Nineteen research academics and one club owner will gather in a lecture theatre at Leeds University tomorrow to interpret the oeuvre of rapper Tricky, deconstruct the Prodigy and debate the "formation of value judgements" among jungle DJs.
A symposium will hear Dr Hillegonda Rietveld, a senior lecturer at South Bank University, discuss the identity of club, garage and house, while a Sheffield University research fellow, Nichola Dibben, is planning to examine the "normative man and machine relationship" in the recent work of Spooky That Subliminal Kid.

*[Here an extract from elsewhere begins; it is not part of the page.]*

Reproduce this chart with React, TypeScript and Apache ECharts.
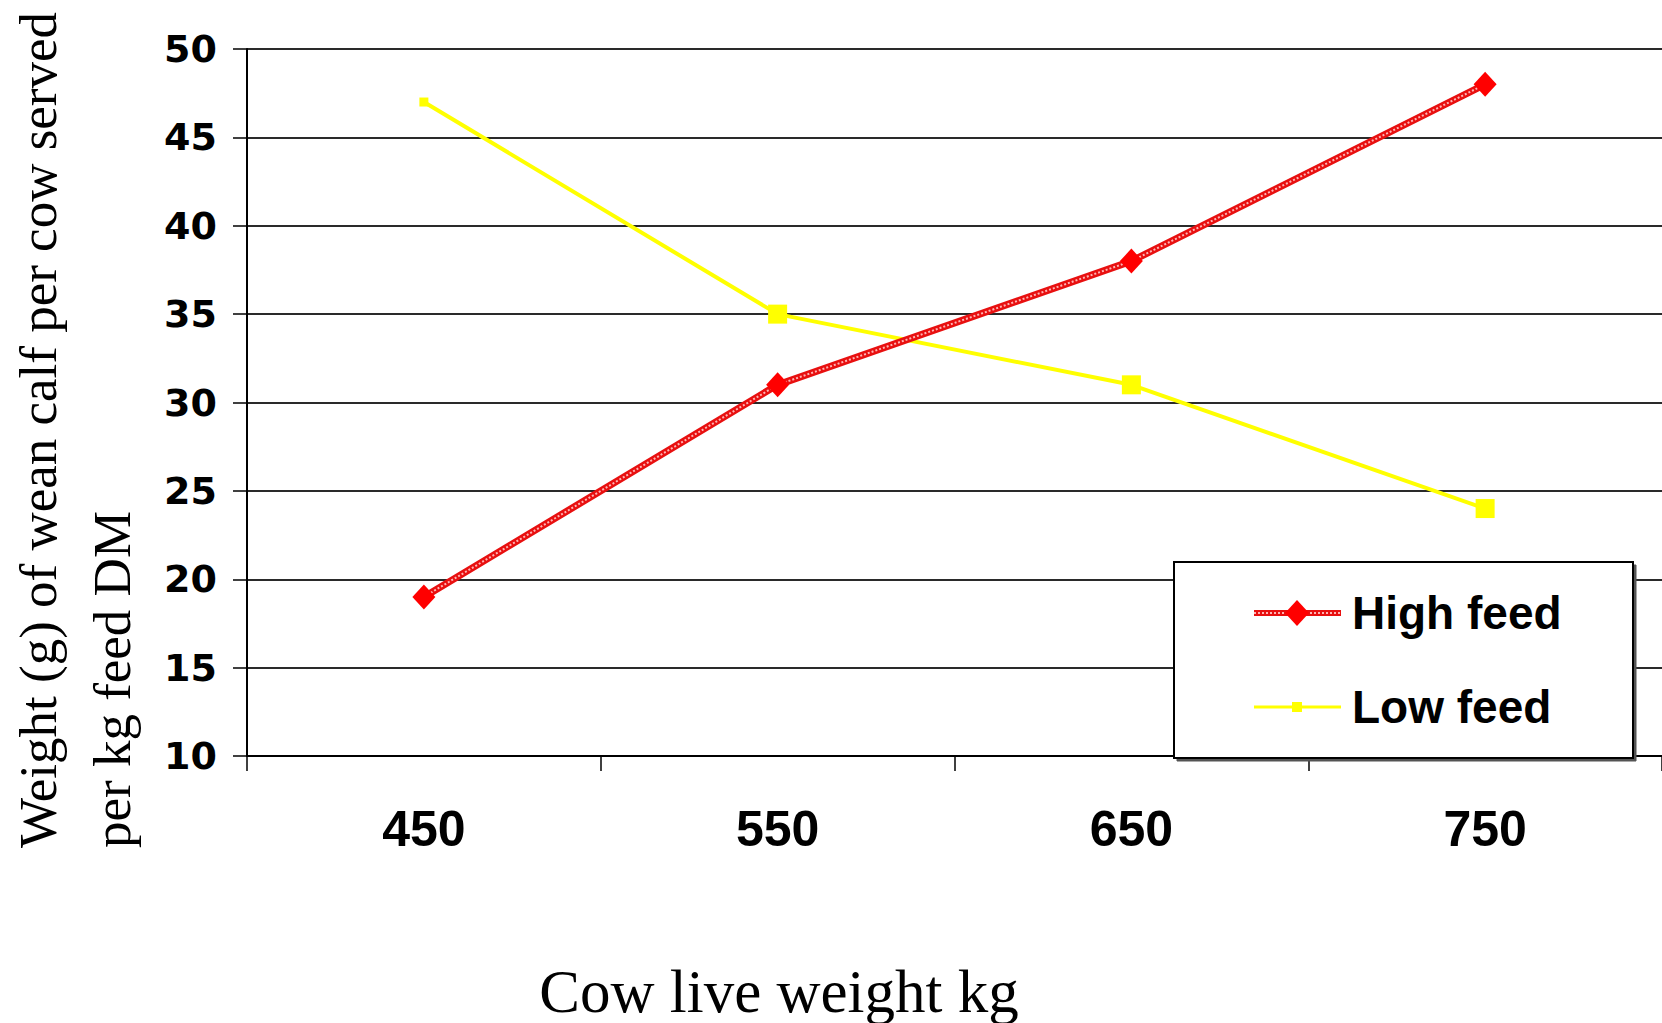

The two-day conference will also try to interpret the cultural significance of "Smack My Bitch Up" by the Prodigy, assess whether "four to the floor" techno answers critiques of contemporary culture and consider the underground dance scene in Sydney.
The organisers have also planned a Friday night field trip to allow a little practical criticism on the dance floor of a Leeds nightclub.
The conference organiser, Dr Steve Sweeney-Turner, a lecturer in music at Leeds University, said he wanted to examine the development of dance culture in the 10 years since the first illegal raves were organised in the late 1980s, fuelled by the dance drug, ecstasy.
Dr Sweeney-Turner, who organised a symposium on Britpop last year, explained that he will be trying to "map the various forms of ambivalence and deviance which underpin Tricky's work" at the conference.
He said: "There's no way of avoiding it. It is the music of Britain in 1998.
"It's the 10th anniversary of the summer of love in 1988 and it's important because the Manchester scene exploded around 10 years ago as well and gave us the starting point for everything we have had during the 1990s.
"This is not just about music. We have sociologists, cultural studies specialists, as well as diehard musicologists."